After a near-unanimous ethics panel ordered the disgraced former governor to return $5.1 million in book profits to the state earlier this week, the state’s attorney general said ‘not so fast’ on Thursday.

In a letter to the Joint Commission on Public Ethics (JCOPE), Larry Schimmel, general counsel to Attorney General Letitia James, warned the panel that the order was illegal because the committee did not first produce a report outlining how Cuomo violated the Public Officers Law, thus requiring the payback.

“There are procedural steps that the Commission must take before the OAG’s Civil Recoveries Bureau can take any action,” Schimmel noted in an opinion letter addressed the committee’s executive director, Sanford Berland, the New York Post reported.

“Any referral to the OAG’s Civil Recoveries Bureau would need to include a Substantial Basis Investigation Report, or comparable record, related to this matter.”

The letter also said that the panel’s report would have to list findings that showed specifically how Cuomo came to be in violation of the law while also outlining the precise amounts “attributable to penalties and disgorgement.”

The panel approved the order on a vote of 12 to 1 on Tuesday directing the former governor to return profits from his book, “American Crisis: Leadership Lessons from the COVID-19 Pandemic,” to the AG’s office.

The general counsel also advised JCOPE that it has to “exhaust its own collection activity efforts concerning any funds due the State” before making a referral to the AG’s Civil Recoveries Bureau.

“It is therefore premature to ask the OAG to begin collection efforts before a demand for payment is made to Mr. Cuomo, or his counsel, and he has had an opportunity to address the demand,” Schimmel added.

Initially, JCOPE ruled that Cuomo would be allowed to profit from a book sale while the state was still dealing with the COVID-19 pandemic. However, The Post reported, the decision was made by a staffer, not the full board of commissioners, “provoking criticism that the fix was in.”

The approval, however, was rescinded after the panel concluded that Cuomo improperly used state staff in the drafting of his manuscript.

As such, the board voted on Tuesday to order the former governor to return the profits to the AG’s office within 30 days, leaving the AG to decide what to do with the funds.

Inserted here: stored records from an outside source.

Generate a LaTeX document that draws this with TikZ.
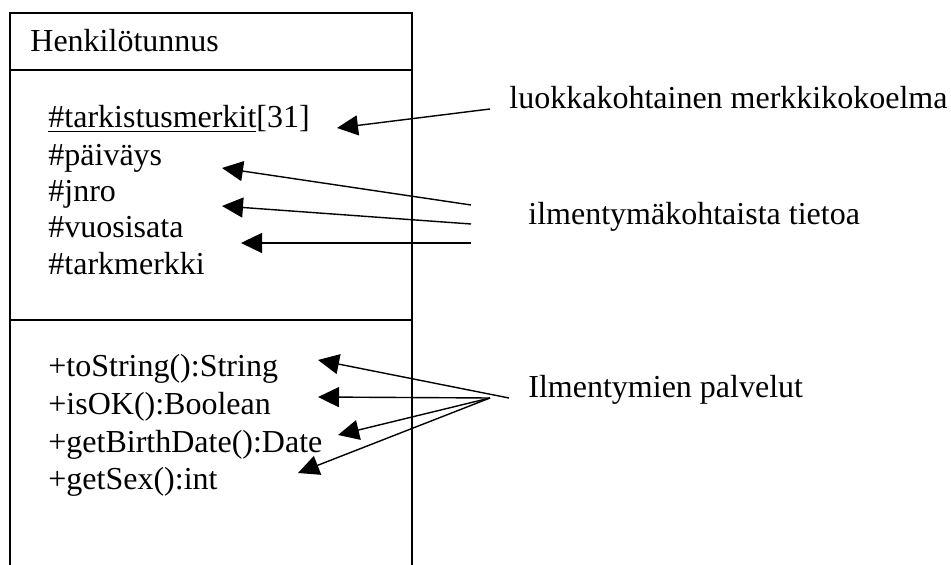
\documentclass[tikz,border=0pt]{standalone}
\usepackage{fontspec}
\setmainfont{Liberation Serif}
\usetikzlibrary{arrows.meta}
\tikzstyle{title} = [anchor=base west, inner sep=0pt]
\tikzstyle{member} = [anchor=base west, inner sep=0pt]
\tikzstyle{note} = [anchor=base west, inner sep=0pt]
\tikzstyle{frame} = [line width=0.9pt]
\tikzstyle{arrow} = [line width=0.7pt,-{Triangle[length=10.5pt,width=10pt]}]

\begin{document}
\begin{tikzpicture}[x=0.5pt, y=-0.5pt, font=\fontsize{16}{18.4}\selectfont]
		\useasboundingbox (0,0) rectangle (951,565);
		% class box, open at the bottom
		\draw [frame] (10,565) -- (10,13) -- (412,13) -- (412,565);
		\draw [frame] (10,70) -- (412,70);
		\draw [frame] (10,320) -- (412,320);
		\node (cls) [title] at (30,52) {Henkilötunnus};
		% attributes
		\node (tark) [member] at (48,128) {\underline{\#tarkistusmerkit}[31]};
		\node (pvm) [member] at (48,166) {\#päiväys};
		\node (jnro) [member] at (48,202) {\#jnro};
		\node (vuosi) [member] at (48,238) {\#vuosisata};
		\node (tmerkki) [member] at (48,275) {\#tarkmerkki};
		% methods
		\node (tostr) [member] at (48,377) {+toString():String};
		\node (isok) [member] at (48,415) {+isOK():Boolean};
		\node (birth) [member] at (48,452) {+getBirthDate():Date};
		\node (sex) [member] at (48,489) {+getSex():int};
		% notes
		\node (luokka) [note] at (509,109) {luokkakohtainen merkkikokoelma};
		\node (ilm) [note] at (528,225) {ilmentymäkohtaista tietoa};
		\node (palv) [note] at (528,398) {Ilmentymien palvelut};
		% arrow ends
		\coordinate (luokka-s) at (490,109);
		\coordinate (tark-t) at (337,128);
		\coordinate (ilm-s1) at (471,205);
		\coordinate (ilm-s2) at (471,224);
		\coordinate (ilm-s3) at (471,243);
		\coordinate (pvm-t) at (222,168);
		\coordinate (jnro-t) at (222,206);
		\coordinate (vuosi-t) at (241,243);
		\coordinate (palv-s1) at (509,398);
		\coordinate (palv-s) at (490,398);
		\coordinate (tostr-t) at (318,360);
		\coordinate (isok-t) at (318,397);
		\coordinate (birth-t) at (338,435);
		\coordinate (sex-t) at (298,473);
		\draw [arrow] (luokka-s) -- (tark-t);
		\draw [arrow] (ilm-s1) -- (pvm-t);
		\draw [arrow] (ilm-s2) -- (jnro-t);
		\draw [arrow] (ilm-s3) -- (vuosi-t);
		\draw [arrow] (palv-s1) -- (tostr-t);
		\draw [arrow] (palv-s) -- (isok-t);
		\draw [arrow] (palv-s) -- (birth-t);
		\draw [arrow] (palv-s) -- (sex-t);
	\end{tikzpicture}
\end{document}
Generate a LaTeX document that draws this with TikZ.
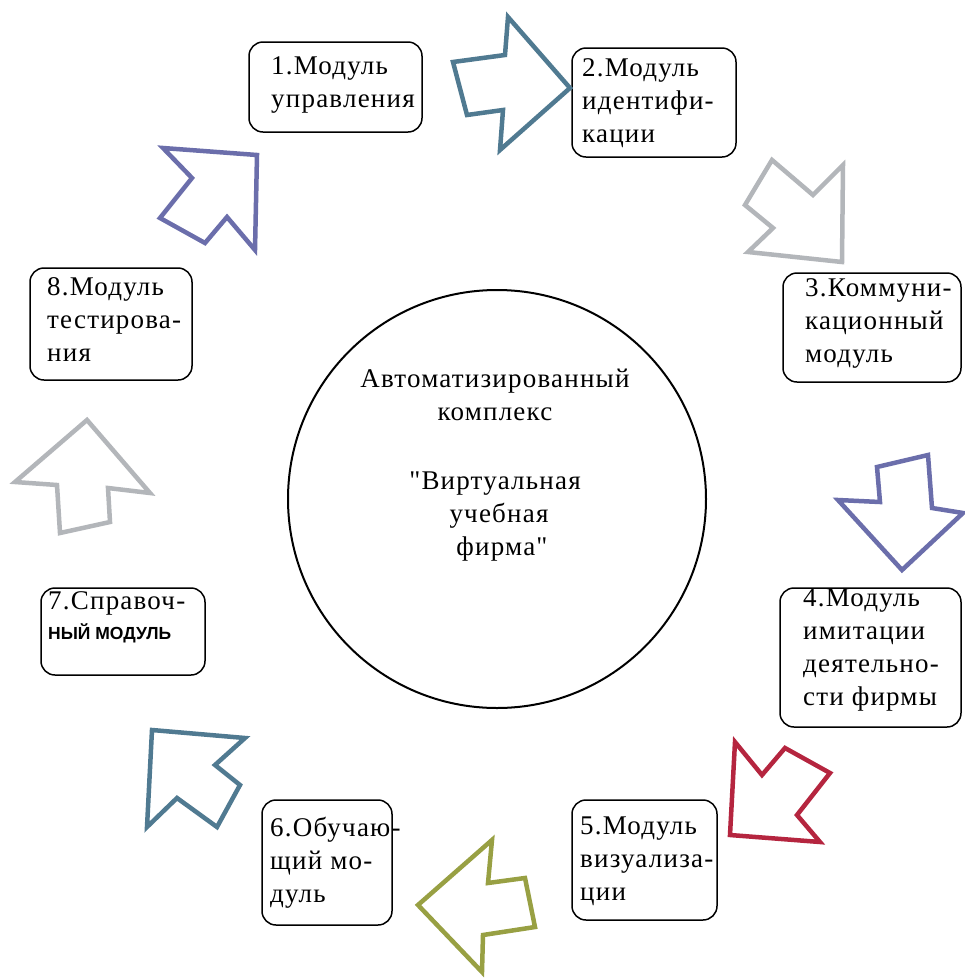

In the letter, Schimmel said that the panel “appears” to have reached the conclusion that Cuomo “misused government resources” to earn profits on the book.

“If that is the basis, any referral to the OAG’s Civil Recoveries Bureau would need to be accompanied by the record of the administrative process, and the statutory authority for the decision, the amount of the imposed fines and penalties, and a determination concerning the appropriate amount of disgorgement attributable to the violation of law,” the general counsel wrote.

Through his spokesman, Rich Azzopardi, Cuomo blasted the panel’s order and called it illegal.

“This is political hypocrisy and duplicity at its worst,” Azzopardi said. “Governor Cuomo received a JCOPE opinion and advice of counsel stating that government resources could not be used — and they weren’t — and any staffer who assisted in this project did so on their own time, which was reflected on their timesheets.

“If Speaker Heastie, Majority Leader Stewart-Cousins, and Governor Hochul’s JCOPE appointees have created a new standard whereby government staffers cannot volunteer their own time for non-governmental purposes, they should all be equally prosecuted under the same standard and be forced to repay the state for volunteer work on their re-election campaigns,” Azzopardi continued.

David McNamara, who wrote the panel’s order, said that Cuomo “lacked the legal authority to engage in outside activity and receive compensation in regard to the book.”

“Gov. Cuomo is not legally entitled to retain compensation … for any form of outside activity related to the book,” McNamara said.

The FBI and the U.S. Attorney’s Office in Brooklyn are both looking into the book deal as well, The Post reported.